Drop every picture. Then return, exactly, the lines from the beginning of the listing below through the one containing "let yTicks = [0.01, 0.1, 1, 10, 100];".
================================
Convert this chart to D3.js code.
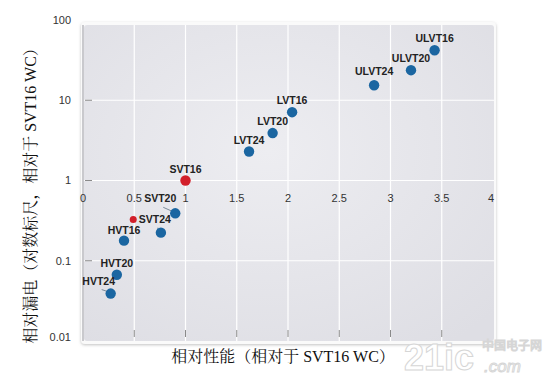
<!DOCTYPE html>
<html>
<head>
<meta charset="utf-8">
<script src="https://cdn.jsdelivr.net/npm/d3@7"></script>
<style>
  body { margin: 0; background: #fff; }
  svg { display: block; }
</style>
</head>
<body>
<svg id="chart"></svg>
<script>
// data
let names   = ["SVT16", "LVT24", "LVT20", "LVT16", "ULVT24", "ULVT20", "ULVT16", "SVT20", "SVT24", "HVT16", "HVT20", "HVT24", ""];
let perf    = [1.0, 1.62, 1.85, 2.04, 2.84, 3.2, 3.43, 0.9, 0.76, 0.4, 0.33, 0.27, 0.49];
let leakage = [1.0, 2.3, 3.9, 7.1, 15.4, 23.7, 42, 0.39, 0.224, 0.178, 0.067, 0.039, 0.326];
let kind    = ["ref", "std", "std", "std", "std", "std", "std", "std", "std", "std", "std", "std", "small"];

let xTicks = [0, 0.5, 1, 1.5, 2, 2.5, 3, 3.5, 4];
let yTicks = [0.01, 0.1, 1, 10, 100];

// label offsets (label anchor relative to the dot), leader line for some
let labelDx = [0, 0, 0, 0, 0, 0, 0, -15, -6, 0, 0, -12, 0];
let labelDy = [-8, -7, -8, -8, -10, -8, -8, -11, -10, -7, -8, -9, 0];
let leader  = [false, false, false, false, false, false, false, true, true, false, false, true, false];

function drawChart() {
    let W = 550, H = 380;
    let plot = {left: 82, right: 495, top: 23, bottom: 343};

    let svg = d3.select("#chart")
        .attr("width", W)
        .attr("height", H);

    let x = d3.scaleLinear().domain([0, 4]).range([83, 493]);
    let y = d3.scaleLog().domain([0.01, 100]).range([341, 20]);

    let defs = svg.append("defs");
    let grad = defs.append("radialGradient")
        .attr("id", "bg")
        .attr("cx", "45%").attr("cy", "40%").attr("r", "75%");
    grad.append("stop").attr("offset", "0%").attr("stop-color", "#ededf1");
    grad.append("stop").attr("offset", "100%").attr("stop-color", "#dedee4");

    let shadow = defs.append("filter").attr("id", "shadow")
        .attr("x", "-5%").attr("y", "-5%").attr("width", "110%").attr("height", "110%");
    shadow.append("feDropShadow")
        .attr("dx", 0).attr("dy", 1).attr("stdDeviation", 1.5)
        .attr("flood-color", "#999").attr("flood-opacity", 0.6);

    // plot panel
    svg.append("rect")
        .attr("x", plot.left - 1).attr("y", plot.top - 1)
        .attr("width", plot.right - plot.left + 2).attr("height", plot.bottom - plot.top + 2)
        .attr("rx", 4)
        .style("fill", "#fafafa")
        .attr("filter", "url(#shadow)");
    svg.append("rect")
        .attr("x", plot.left + 2).attr("y", plot.top + 2)
        .attr("width", plot.right - plot.left - 3).attr("height", plot.bottom - plot.top - 4)
        .attr("rx", 3)
        .style("fill", "url(#bg)");
    svg.append("rect")
        .attr("x", plot.left).attr("y", plot.top + 2)
        .attr("width", 2).attr("height", plot.bottom - plot.top - 4)
        .style("fill", "#c9c9cd");

    // grid
    svg.append("g")
        .selectAll("line")
        .data(xTicks.filter(d => d > 0 && d < 4))
        .enter()
        .append("line")
        .attr("x1", d => x(d)).attr("x2", d => x(d))
        .attr("y1", plot.top + 2).attr("y2", plot.bottom - 2)
        .style("stroke", "#fff").style("stroke-width", 1.2);

    svg.append("g")
        .selectAll("line")
        .data(yTicks.filter(d => d > 0.01 && d < 100))
        .enter()
        .append("line")
        .attr("x1", plot.left + 2).attr("x2", plot.right - 1)
        .attr("y1", d => y(d)).attr("y2", d => y(d))
        .style("stroke", "#fff").style("stroke-width", 1.2);

    // small tick marks
    svg.append("g")
        .selectAll("line")
        .data(yTicks.filter(d => d > 0.01 && d < 100))
        .enter()
        .append("line")
        .attr("x1", 85).attr("x2", 92)
        .attr("y1", d => y(d)).attr("y2", d => y(d))
        .style("stroke", "#8a8a8a").style("stroke-width", 1);

    svg.append("g")
        .selectAll("line")
        .data(xTicks.filter(d => d > 0 && d < 4))
        .enter()
        .append("line")
        .attr("x1", d => x(d)).attr("x2", d => x(d))
        .attr("y1", 330).attr("y2", 337)
        .style("stroke", "#8a8a8a").style("stroke-width", 1);

    // tick labels
    svg.append("g")
        .selectAll("text")
        .data(yTicks)
        .enter()
        .append("text")
        .attr("x", 71)
        .attr("y", d => d == 0.01 ? y(d) - 4 : y(d))
        .attr("dy", "0.35em")
        .style("text-anchor", "end")
        .style("font-family", "Liberation Sans, Arial, sans-serif")
        .style("font-size", "11px")
        .style("fill", "#333")
        .text(d => d);

    svg.append("g")
        .selectAll("text")
        .data(xTicks)
        .enter()
        .append("text")
        .attr("x", d => x(d) + (d == 4 ? -2 : 0))
        .attr("y", 202)
        .style("text-anchor", "middle")
        .style("font-family", "Liberation Sans, Arial, sans-serif")
        .style("font-size", "11px")
        .style("fill", "#333")
        .text(d => d);

    // points
    let pts = perf.map((p, i) => ({name: names[i], x: p, y: leakage[i], kind: kind[i],
        dx: labelDx[i], dy: labelDy[i], leader: leader[i]}));

    svg.append("g")
        .selectAll("line")
        .data(pts.filter(d => d.leader))
        .enter()
        .append("line")
        .attr("x1", d => x(d.x) + d.dx + 3).attr("y1", d => y(d.y) + d.dy + 5)
        .attr("x2", d => x(d.x) - 3).attr("y2", d => y(d.y) - 2)
        .style("stroke", "#7a8a99").style("stroke-width", 1);

    svg.append("g")
        .selectAll("circle")
        .data(pts)
        .enter()
        .append("circle")
        .attr("cx", d => x(d.x))
        .attr("cy", d => y(d.y))
        .attr("r", d => d.kind == "small" ? 3.5 : 5.2)
        .style("fill", d => d.kind == "std" ? "#1b66a1" : "#d21f2a");

    svg.append("g")
        .selectAll("text")
        .data(pts.filter(d => d.name))
        .enter()
        .append("text")
        .attr("x", d => x(d.x) + d.dx)
        .attr("y", d => y(d.y) + d.dy)
        .style("text-anchor", "middle")
        .style("font-family", "Liberation Sans, Arial, sans-serif")
        .style("font-size", "10.5px")
        .style("font-weight", "bold")
        .style("fill", "#222")
        .text(d => d.name);

    // axis titles
    let titleFont = "'Liberation Serif', 'Noto Serif CJK SC', 'Noto Sans CJK SC', serif";
    svg.append("text")
        .attr("x", 283)
        .attr("y", 362)
        .style("text-anchor", "middle")
        .style("font-family", titleFont)
        .style("font-size", "16px")
        .style("fill", "#111")
        .text("相对性能（相对于 SVT16 WC）");

    svg.append("text")
        .attr("transform", "translate(36,192) rotate(-90)")
        .style("text-anchor", "middle")
        .style("font-family", titleFont)
        .style("font-size", "16px")
        .style("fill", "#111")
        .text("相对漏电（对数标尺，相对于 SVT16 WC）");

    // watermark
    let wm = svg.append("g").style("fill", "#fff").style("stroke", "#d6d6d6").style("stroke-width", 1);
    wm.append("text").attr("x", 404).attr("y", 370)
        .style("font-family", "Liberation Sans, sans-serif").style("font-size", "36px")
        .style("font-weight", "bold").text("21ic");
    wm.append("text").attr("x", 482).attr("y", 350)
        .style("font-family", "'Noto Sans CJK SC', sans-serif").style("font-size", "12px")
        .text("中国电子网");
    wm.append("text").attr("x", 484).attr("y", 372)
        .style("font-family", "Liberation Sans, sans-serif").style("font-size", "17px")
        .style("font-style", "italic").text(".com");
}

drawChart();
</script>
</body>
</html>
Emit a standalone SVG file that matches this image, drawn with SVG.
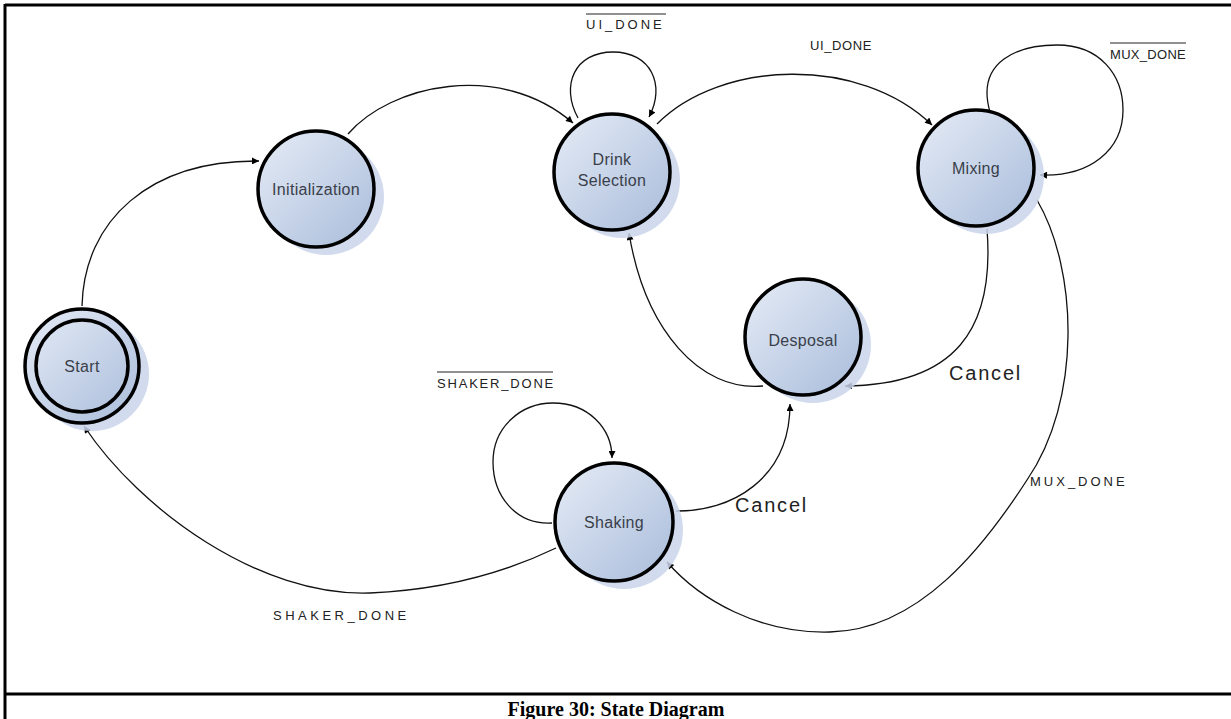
<svg xmlns="http://www.w3.org/2000/svg" width="1231" height="719" viewBox="0 0 1231 719">
<style>
.ring{fill:url(#nodeFill);stroke:#000;stroke-width:3.5}
.inner{fill:none;stroke:#000;stroke-width:3.5}
.shadow{fill:#c9d5ea;opacity:0.85}
.ntext{font-family:"Liberation Sans",Arial,sans-serif;font-size:16px;fill:#3a3f4a;text-anchor:middle;letter-spacing:0.3px}
.edge{fill:none;stroke:#111;stroke-width:1.3}
.lbl{font-family:"Liberation Sans",Arial,sans-serif;font-size:13px;fill:#222}
.cancel{font-family:"Liberation Sans",Arial,sans-serif;font-size:20px;fill:#222;letter-spacing:1.8px}
.ovl{stroke:#222;stroke-width:1.2}
.frame{stroke:#000;stroke-width:3}
</style>
<defs>
<linearGradient id="nodeFill" x1="0" y1="0" x2="1" y2="1">
<stop offset="0" stop-color="#e6ecf6"/>
<stop offset="1" stop-color="#a9bcdb"/>
</linearGradient>
<marker id="arr" viewBox="0 0 10 10" refX="10" refY="5" markerWidth="9" markerHeight="7" markerUnits="userSpaceOnUse" orient="auto">
<path d="M0,0 L10,5 L0,10 z" fill="#000"/>
</marker>
</defs>
<rect width="1231" height="719" fill="#fff"/>
<g id="frame">
<line class="frame" x1="5" y1="5" x2="1231" y2="5" stroke-width="2"/>
<line class="frame" x1="5" y1="4" x2="5" y2="719"/>
<line class="frame" x1="5" y1="694" x2="1231" y2="694"/>
<text x="616" y="716" font-family="Liberation Serif,'Times New Roman',serif" font-size="20" font-weight="bold" text-anchor="middle">Figure 30: State Diagram</text>
</g>
<g id="connectors">
<path class="edge" marker-end="url(#arr)" d="M82,306 C84,220 150,160 259,161"/>
<path class="edge" marker-end="url(#arr)" d="M348,134 C390,85 500,60 573,123"/>
<path class="edge" marker-end="url(#arr)" d="M578,118 C560,85 575,52 613,52 C651,52 666,85 649,117"/>
<path class="edge" marker-end="url(#arr)" d="M657,124 C720,60 860,55 932,125"/>
<path class="edge" marker-end="url(#arr)" d="M990,112 C975,60 1020,45 1057,45 C1100,45 1123,75 1123,110 C1123,150 1090,177 1040,175"/>
<path class="edge" marker-end="url(#arr)" d="M987,229 C995,330 955,385 845,386"/>
<path class="edge" marker-end="url(#arr)" d="M1037,200 C1078,270 1082,400 1027,480 C985,545 920,630 830,632 C760,634 700,600 667,562"/>
<path class="edge" marker-end="url(#arr)" d="M763,386 C700,392 645,330 629,233"/>
<path class="edge" marker-end="url(#arr)" d="M676,511 C730,512 790,480 790,404"/>
<path class="edge" marker-end="url(#arr)" d="M552,523 C515,525 493,495 493,462 C493,428 520,403 553,403 C588,403 612,428 612,458"/>
<path class="edge" marker-end="url(#arr)" d="M556,548 C500,575 440,590 370,593 C260,597 140,510 84,426"/>
<text class="lbl" x="586" y="29" letter-spacing="3">UI_DONE</text>
<line class="ovl" x1="586" y1="14" x2="666" y2="14"/>
<text class="lbl" x="810" y="50" letter-spacing="0.6">UI_DONE</text>
<text class="lbl" x="1110" y="59" letter-spacing="0.3">MUX_DONE</text>
<line class="ovl" x1="1110" y1="43" x2="1186" y2="43"/>
<text class="cancel" x="949" y="380">Cancel</text>
<text class="cancel" x="735" y="512">Cancel</text>
<text class="lbl" x="1030" y="486" letter-spacing="3">MUX_DONE</text>
<text class="lbl" x="437" y="388" letter-spacing="1.8">SHAKER_DONE</text>
<line class="ovl" x1="437" y1="372" x2="553" y2="372"/>
<text class="lbl" x="273" y="620" letter-spacing="3.5">SHAKER_DONE</text>
</g>
<g id="node-start">
<circle class="shadow" cx="92" cy="374" r="57"/>
<circle class="ring" cx="82" cy="366" r="57"/>
<circle class="inner" cx="82" cy="366" r="46"/>
<text class="ntext" x="82" y="372">Start</text>
</g>
<g id="node-initialization">
<circle class="shadow" cx="326" cy="197" r="58"/>
<circle class="ring" cx="316" cy="189" r="58"/>
<text class="ntext" x="316" y="195">Initialization</text>
</g>
<g id="node-drink-selection">
<circle class="shadow" cx="622" cy="180" r="58"/>
<circle class="ring" cx="612" cy="172" r="58"/>
<text class="ntext" x="612" y="165">Drink</text>
<text class="ntext" x="612" y="186">Selection</text>
</g>
<g id="node-mixing">
<circle class="shadow" cx="986" cy="176" r="58"/>
<circle class="ring" cx="976" cy="168" r="58"/>
<text class="ntext" x="976" y="174">Mixing</text>
</g>
<g id="node-desposal">
<circle class="shadow" cx="813" cy="345" r="58"/>
<circle class="ring" cx="803" cy="337" r="58"/>
<text class="ntext" x="803" y="346">Desposal</text>
</g>
<g id="node-shaking">
<circle class="shadow" cx="624" cy="530" r="59"/>
<circle class="ring" cx="614" cy="522" r="59"/>
<text class="ntext" x="614" y="528">Shaking</text>
</g>
</svg>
================================
§ Completed task:
Convert this chart to D3.js code.
<!DOCTYPE html>
<html>
<head>
<meta charset="utf-8">
<script src="https://cdn.jsdelivr.net/npm/d3@7"></script>
<style>
  body { margin: 0; background: #fff; }
  svg { display: block; }
</style>
</head>
<body>
<svg id="chart"></svg>
<script>
// data
let names   = ["SVT16", "LVT24", "LVT20", "LVT16", "ULVT24", "ULVT20", "ULVT16", "SVT20", "SVT24", "HVT16", "HVT20", "HVT24", ""];
let perf    = [1.0, 1.62, 1.85, 2.04, 2.84, 3.2, 3.43, 0.9, 0.76, 0.4, 0.33, 0.27, 0.49];
let leakage = [1.0, 2.3, 3.9, 7.1, 15.4, 23.7, 42, 0.39, 0.224, 0.178, 0.067, 0.039, 0.326];
let kind    = ["ref", "std", "std", "std", "std", "std", "std", "std", "std", "std", "std", "std", "small"];

let xTicks = [0, 0.5, 1, 1.5, 2, 2.5, 3, 3.5, 4];
let yTicks = [0.01, 0.1, 1, 10, 100];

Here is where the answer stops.